Situation What Ozium Can Do What Still Needs Work
Bathroom used once Knocks down fresh odor in the air fast Open the door, run the fan, wipe damp surfaces
Bedroom with curtains and bedding Softens the first wave of smell Wash fabric, air out the room, change linens
Car with cloth seats Freshens cabin air for a short stretch Vacuum, clean seats, replace cabin filter
Living room with couch and rug Helps only at the surface level Clean upholstery, rug, and hard surfaces
Hallway smell after a door opens Can cut the drifting odor Stop the source room from feeding the hallway
Closet or small storage area Works better here than in large spaces Remove smoky items and air them out
Room with ashtray or trash Only partly masks the smell Empty trash and remove all smoking leftovers
HVAC-fed smell through vents May freshen one room for a bit Check filters and clean the source area

How To Use Ozium Without Making The Room Smell Worse

Ozium tends to work best when you treat it like the last step in a short cleanup routine, not the whole plan. A few habits make a big difference.

  1. Clear the source first. Toss roaches, empty ash, seal trash, and put away any smoky gear.
  2. Move air out. Crack windows, run a fan, or use the bathroom vent. Stale air has to leave.
  3. Use a light hand. One or two brief sprays in a small room usually lands better than soaking the space.
  4. Give it a minute. Let the air settle before judging the result. Spraying again right away often creates a mixed smell.
  5. Clean the contact points. Tables, counters, glass, and car trim can hold smoke film.

The biggest mistake is treating Ozium like a reset button. It’s not. If the room has been smoked in over and over, the odor is sitting in layers. Spray may shave off the top layer, but the room can still smell “off” once the scent dies down.

Surface Or Spot Why The Smell Stays Better Move Than More Spray
Curtains and bedding Fabric traps smoke fast Launder and air dry if possible
Couch and padded chairs Foam and cloth hold odor Vacuum and use fabric-safe cleaner
Car seats and headliner Smoke rises and sticks overhead Clean upholstery and replace cabin filter
Rugs and carpet Fibers catch ash and smoke film Vacuum well and treat the fibers
Vents and filters Airflow keeps pushing odor back out Swap filters and clean nearby dust

What To Do If The Smell Is Baked Into The Space

If the room still smells like weed after Ozium, don’t keep stacking spray. Shift to removal. That means getting rid of what’s holding the odor.

Start with fabric. Wash what can be washed. Vacuum what can’t. Then wipe hard surfaces, since smoke leaves a film that keeps giving off odor. In cars, pay close attention to the seat fabric, floor mats, and cabin air filter. In bedrooms, the usual culprits are curtains, blankets, and laundry piles. In living rooms, it’s the couch, rug, and throw pillows.

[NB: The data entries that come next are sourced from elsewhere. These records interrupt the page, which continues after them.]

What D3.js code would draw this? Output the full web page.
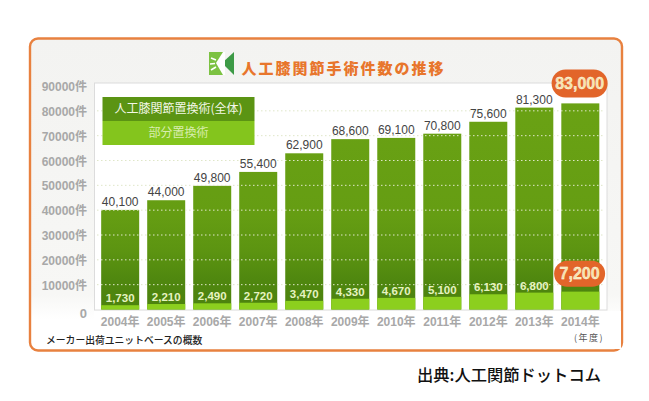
<!DOCTYPE html>
<html><head><meta charset="utf-8">
<script src="https://cdn.jsdelivr.net/npm/d3@7"></script>
<style>html,body{margin:0;padding:0;background:#fff}svg{display:block}
text{font-family:"Noto Sans CJK JP","Noto Sans",sans-serif}
.num{font-family:"Liberation Sans","Noto Sans CJK JP",sans-serif}</style></head>
<body><svg id="c" width="649" height="401"></svg>
<script>
const years=["2004年","2005年","2006年","2007年","2008年","2009年","2010年","2011年","2012年","2013年","2014年"];
const totalValues=[40100,44000,49800,55400,62900,68600,69100,70800,75600,81300,83000];
const partialValues=[1730,2210,2490,2720,3470,4330,4670,5100,6130,6800,7200];
const yTicks=[0,10000,20000,30000,40000,50000,60000,70000,80000,90000];
const legendLabels=["人工膝関節置換術(全体)","部分置換術"];
const titleText="人工膝関節手術件数の推移";
const noteText="メーカー出荷ユニットベースの概数";
const unitText="(年度)";
const sourceText="出典:人工関節ドットコム";

const svg=d3.select("#c");
const defs=svg.append("defs");
const cardG=defs.append("linearGradient").attr("id","card").attr("x1",0).attr("x2",0).attr("y1",0).attr("y2",1);
cardG.append("stop").attr("offset",0).attr("stop-color","#f3f3f1");
cardG.append("stop").attr("offset",.82).attr("stop-color","#f7f7f5");
cardG.append("stop").attr("offset",.9).attr("stop-color","#ffffff");
const barG=defs.append("linearGradient").attr("id","bar").attr("gradientUnits","userSpaceOnUse").attr("x1",0).attr("x2",0).attr("y1",100).attr("y2",310);
[[0,"#6aa214"],[.55,"#659d13"],[.72,"#5c9411"],[.86,"#4f870f"],[1,"#4c820e"]].forEach(s=>barG.append("stop").attr("offset",s[0]).attr("stop-color",s[1]));

const x=d3.scaleBand().domain(years).range([97.5,603]).paddingInner(0.174).paddingOuter(0.08);
const y=d3.scaleLinear().domain([0,90000]).range([309.5,86]);

// card
svg.append("rect").attr("x",30).attr("y",38.5).attr("width",592).attr("height",312).attr("rx",8)
  .attr("fill","url(#card)").attr("stroke","#e8813f").attr("stroke-width",2.4);
// plot panel
svg.append("rect").attr("x",94.5).attr("y",83).attr("width",512.5).attr("height",227)
  .attr("fill","#fff").attr("stroke","#dcdcdc").attr("stroke-width",1);
svg.append("rect").attr("x",94).attr("y",311).attr("width",527).attr("height",38).attr("fill","#fff");

// y labels
svg.append("g").selectAll("text").data(yTicks).join("text").attr("class","num")
  .attr("x",87).attr("y",d=>d===0?y(d)+8:y(d)+5).attr("text-anchor","end").attr("fill","#a8a8a8")
  .attr("font-size",d=>d===0?13:12).attr("font-weight",700)
  .text(d=>d===0?"0":d+"件");

// bars
svg.append("g").selectAll("rect").data(totalValues).join("rect")
  .attr("x",(d,i)=>x(years[i])).attr("y",d=>y(d)).attr("width",x.bandwidth())
  .attr("height",d=>y(0)-y(d)).attr("fill","url(#bar)");
svg.append("g").selectAll("rect").data(partialValues).join("rect")
  .attr("x",(d,i)=>x(years[i])).attr("y",d=>y(d)).attr("width",x.bandwidth())
  .attr("height",d=>y(0)-y(d)).attr("fill","#8ccf1e");

// dotted grid
svg.append("g").selectAll("line").data(yTicks.slice(1,-1)).join("line")
  .attr("x1",97).attr("x2",604).attr("y1",d=>y(d)).attr("y2",d=>y(d))
  .attr("stroke","#dfe6c8").attr("stroke-width",1).attr("stroke-dasharray","1.5 2.5");

// value labels
svg.append("g").selectAll("text").data(totalValues.slice(0,-1)).join("text").attr("class","num")
  .attr("x",(d,i)=>x(years[i])+x.bandwidth()/2).attr("y",d=>y(d)-4)
  .attr("text-anchor","middle").attr("font-size",12).attr("fill","#444").text(d=>d3.format(",")(d));
svg.append("g").selectAll("text").data(partialValues.slice(0,-1)).join("text").attr("class","num")
  .attr("x",(d,i)=>x(years[i])+x.bandwidth()/2).attr("y",(d,i)=>y(d)-3)
  .attr("text-anchor","middle").attr("font-size",11.5).attr("font-weight",700).attr("fill","#e6f3c0")
  .text(d=>d3.format(",")(d));

// highlighted last values
function badge(v,cy,w,h){
  const cx=x(years[10])+x.bandwidth()/2-0.7;
  svg.append("rect").attr("x",cx-w/2).attr("y",cy-h/2).attr("width",w).attr("height",h).attr("rx",h/2)
    .attr("fill","#e2652a");
  svg.append("text").attr("class","num").attr("x",cx).attr("y",cy+5.5).attr("text-anchor","middle").attr("font-size",16).attr("font-weight",700)
    .attr("fill","#f6e3a8").attr("stroke","#fff").attr("stroke-width",.3).text(d3.format(",")(v));
}
badge(totalValues[10],83.5,56,28);
badge(partialValues[10],273.7,51,26);

// x labels
svg.append("g").selectAll("text").data(years).join("text").attr("class","num")
  .attr("x",d=>x(d)+x.bandwidth()/2).attr("y",326).attr("text-anchor","middle")
  .attr("font-size",12).attr("font-weight",700).attr("fill","#a8a8a8").text(d=>d);

// legend
const lg=svg.append("g");
lg.append("rect").attr("x",102.5).attr("y",97).attr("width",152).attr("height",24).attr("fill","#5b9413");
lg.append("rect").attr("x",102.5).attr("y",121).attr("width",152).attr("height",24).attr("fill","#84c51d");
legendLabels.forEach((t,i)=>lg.append("text").attr("x",178.5).attr("y",113+i*24).attr("text-anchor","middle")
  .attr("font-size",12).attr("fill",i?"#d9edb0":"#f4f8e8").text(t));

// title + icon
svg.append("rect").attr("x",209).attr("y",52).attr("width",16).attr("height",23).attr("fill","#7cc242");
svg.append("path").attr("d","M234 52 L222 63 L234 75 Z").attr("fill","#3d9a46");
svg.append("path").attr("d","M223 52 L225 52 L225 75 L223 75 L216 63 Z").attr("fill","#fff");
svg.append("path").attr("d","M211 58 L216 60 M210 64 L215 63.5 M211 70 L216 67").attr("stroke","#fff").attr("stroke-width",1.6).attr("fill","none");
svg.append("text").attr("x",241.5).attr("y",74).attr("font-size",15).attr("font-weight",900).attr("letter-spacing",2)
  .attr("fill","#e8762c").text(titleText);

// notes
svg.append("text").attr("x",46).attr("y",343.5).attr("font-size",9.8).attr("font-weight",500).attr("fill","#222").text(noteText);
svg.append("text").attr("x",574).attr("y",341).attr("font-size",9).attr("letter-spacing",1.5).attr("fill","#555").text(unitText);
svg.append("text").attr("x",417).attr("y",381).attr("font-size",16.3).attr("font-weight",500).attr("fill","#111").text(sourceText);
</script></body></html>
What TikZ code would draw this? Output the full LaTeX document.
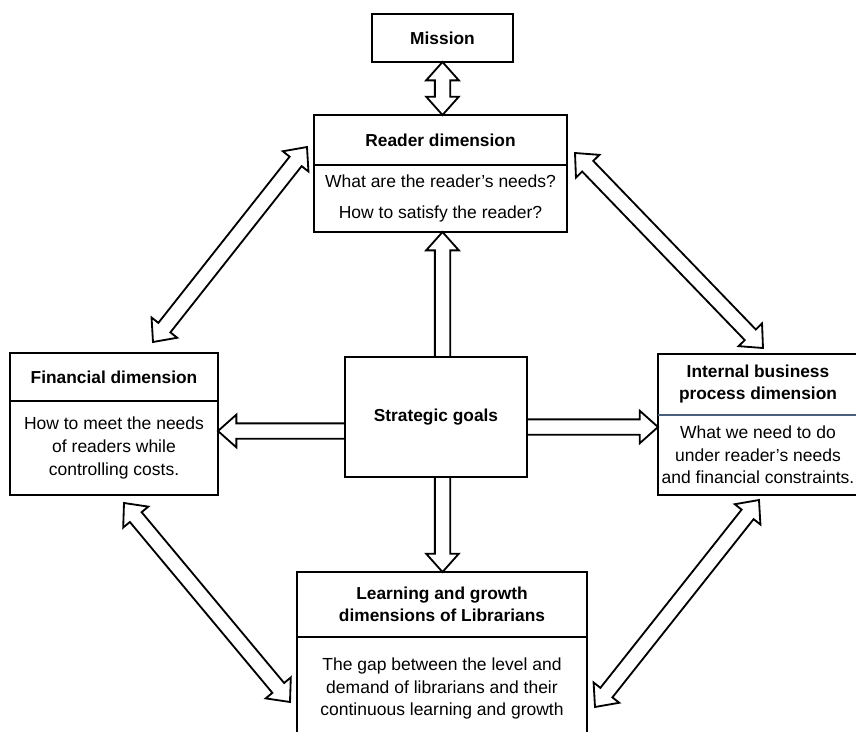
\documentclass[tikz,border=0pt]{standalone}
\usepackage{fontspec}
\setmainfont{Liberation Sans}
\usetikzlibrary{positioning,calc}
\definecolor{divblue}{RGB}{72,96,124}

\begin{document}
\begin{tikzpicture}[x=0.6pt, y=-0.6pt,
  box/.style={draw, line width=1.1pt, inner sep=0pt, outer sep=0pt, align=center,
    font=\fontsize{10.5}{13.6}\selectfont},
  headbox/.style={box, font=\bfseries\fontsize{10.4}{13.2}\selectfont},
  sglarrow/.style={draw, fill=white, line width=1.1pt, line join=miter,
    to path={let \p1=(\tikztostart), \p2=(\tikztotarget),
      \n1={atan2(\y2-\y1,\x2-\x1)}, \n2={veclen(\x2-\x1,\y2-\y1)}, \n3={\n2-11} in
      ([shift={(\p1)},rotate=\n1]0pt,4.6pt)
      -- ([shift={(\p1)},rotate=\n1]\n3*1pt,4.6pt)
      -- ([shift={(\p1)},rotate=\n1]\n3*1pt,9.8pt)
      -- ([shift={(\p1)},rotate=\n1]\n2*1pt,0pt)
      -- ([shift={(\p1)},rotate=\n1]\n3*1pt,-9.8pt)
      -- ([shift={(\p1)},rotate=\n1]\n3*1pt,-4.6pt)
      -- ([shift={(\p1)},rotate=\n1]0pt,-4.6pt) -- cycle}},
  dblarrow/.style={draw, fill=white, line width=1.1pt, line join=miter,
    to path={let \p1=(\tikztostart), \p2=(\tikztotarget),
      \n1={atan2(\y2-\y1,\x2-\x1)}, \n2={veclen(\x2-\x1,\y2-\y1)}, \n3={\n2-11} in
      ([shift={(\p1)},rotate=\n1]0pt,0pt)
      -- ([shift={(\p1)},rotate=\n1]11pt,9.8pt)
      -- ([shift={(\p1)},rotate=\n1]11pt,4.6pt)
      -- ([shift={(\p1)},rotate=\n1]\n3*1pt,4.6pt)
      -- ([shift={(\p1)},rotate=\n1]\n3*1pt,9.8pt)
      -- ([shift={(\p1)},rotate=\n1]\n2*1pt,0pt)
      -- ([shift={(\p1)},rotate=\n1]\n3*1pt,-9.8pt)
      -- ([shift={(\p1)},rotate=\n1]\n3*1pt,-4.6pt)
      -- ([shift={(\p1)},rotate=\n1]11pt,-4.6pt)
      -- ([shift={(\p1)},rotate=\n1]11pt,-9.8pt) -- cycle}}]
\useasboundingbox (0,0) rectangle (856,731);

% mission
\node[headbox, minimum width=84.6pt, minimum height=28.8pt] (miss) at (442.5,38) {Mission};

% reader
\node[headbox, minimum width=151.8pt, minimum height=30pt] (readh) at (440.5,140) {\raisebox{-2.5pt}{Reader dimension}};
\node[box, minimum width=151.8pt, minimum height=40.2pt, below=0pt of readh] (readb)
  {What are the reader’s needs?\\[5.5pt]How to satisfy the reader?};

% strategic goals
\node[headbox, minimum width=109.2pt, minimum height=72pt] (strat) at (436,417) {Strategic goals};

% financial
\node[headbox, minimum width=124.8pt, minimum height=28.8pt] (finh) at (114,377) {Financial dimension};
\node[box, minimum width=124.8pt, minimum height=56.4pt, below=0pt of finh] (finb)
  {How to meet the needs\\of readers while\\controlling costs.};

% internal business process
\node[headbox, minimum width=120pt, minimum height=36.6pt] (inth) at (758,384.5)
  {Internal business\\process dimension};
\node[box, minimum width=120pt, minimum height=48pt, below=0pt of inth] (intb)
  {What we need to do\\under reader’s needs\\and financial constraints.};
\draw[divblue, line width=1.1pt] (inth.south west) -- (inth.south east);

% learning and growth
\node[headbox, minimum width=174pt, minimum height=39pt] (learnh) at (442,604.5)
  {Learning and growth\\dimensions of Librarians};
\node[box, minimum width=174pt, minimum height=61.8pt, below=0pt of learnh] (learnb)
  {The gap between the level and\\demand of librarians and their\\continuous learning and growth};

% arrows from the centre
\draw[dblarrow] (miss.south) to (readh.north -| miss.south);
\draw[sglarrow] (strat.north -| miss.south) to (readb.south -| miss.south);
\draw[sglarrow] (strat.south -| miss.south) to (learnh.north -| miss.south);
\coordinate (la) at ($(strat.west)+(0,14)$);
\coordinate (ra) at ($(strat.east)+(0,10)$);
\draw[sglarrow] (la) to (la -| finb.east);
\draw[sglarrow] (ra) to (ra -| intb.west);

% outer ring
\coordinate (tl1) at (153,342);
\coordinate (tl2) at (307,147);
\coordinate (tr1) at (575,153);
\coordinate (tr2) at (763,348);
\coordinate (bl1) at (124,503);
\coordinate (bl2) at (290,702);
\coordinate (br1) at (759,500);
\coordinate (br2) at (595,707);
\draw[dblarrow] (tl1) to (tl2);
\draw[dblarrow] (tr1) to (tr2);
\draw[dblarrow] (bl1) to (bl2);
\draw[dblarrow] (br1) to (br2);
\end{tikzpicture}
\end{document}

There’s also a health angle here. The EPA’s factsheet on secondhand smoke and aerosols says smoking tobacco or marijuana indoors releases chemicals into the air that other people can breathe. So if the room keeps smelling smoky, the fix should not stop at fragrance. Getting the smoke out of the space matters more than covering it.

Best Order For A Full Smell Reset

  • Remove ash, roaches, rolling papers, and smoky trash.
  • Open the room and push stale air out.
  • Wash or air out fabrics.
  • Wipe hard surfaces and glass.
  • Vacuum soft surfaces.
  • Change filters if the smell keeps coming through vents.
  • Use Ozium at the end to freshen the air, not to replace cleaning.

That order usually gives better results than spraying at step one. It also keeps the room from smelling like weed plus perfume, which is a dead giveaway in many spaces.

Is Ozium Enough On Its Own

Sometimes, yes. If the smoking was light, the room is small, and you act right away, Ozium may be enough to make the smell fade fast. A bathroom used once or a car aired out right after a short ride is where it has the best shot.

In lived-in spaces, the answer shifts. If the smell has settled into fabric, vents, or dust, Ozium is more of a cleanup helper than a full fix. It can make the air smell cleaner. It cannot erase days or weeks of smoke buildup by itself.

So, does it get rid of weed smell? It can get rid of part of it, mainly the fresh odor floating in the air. If you want the room to stop smelling like smoke for real, removal beats cover-up every time.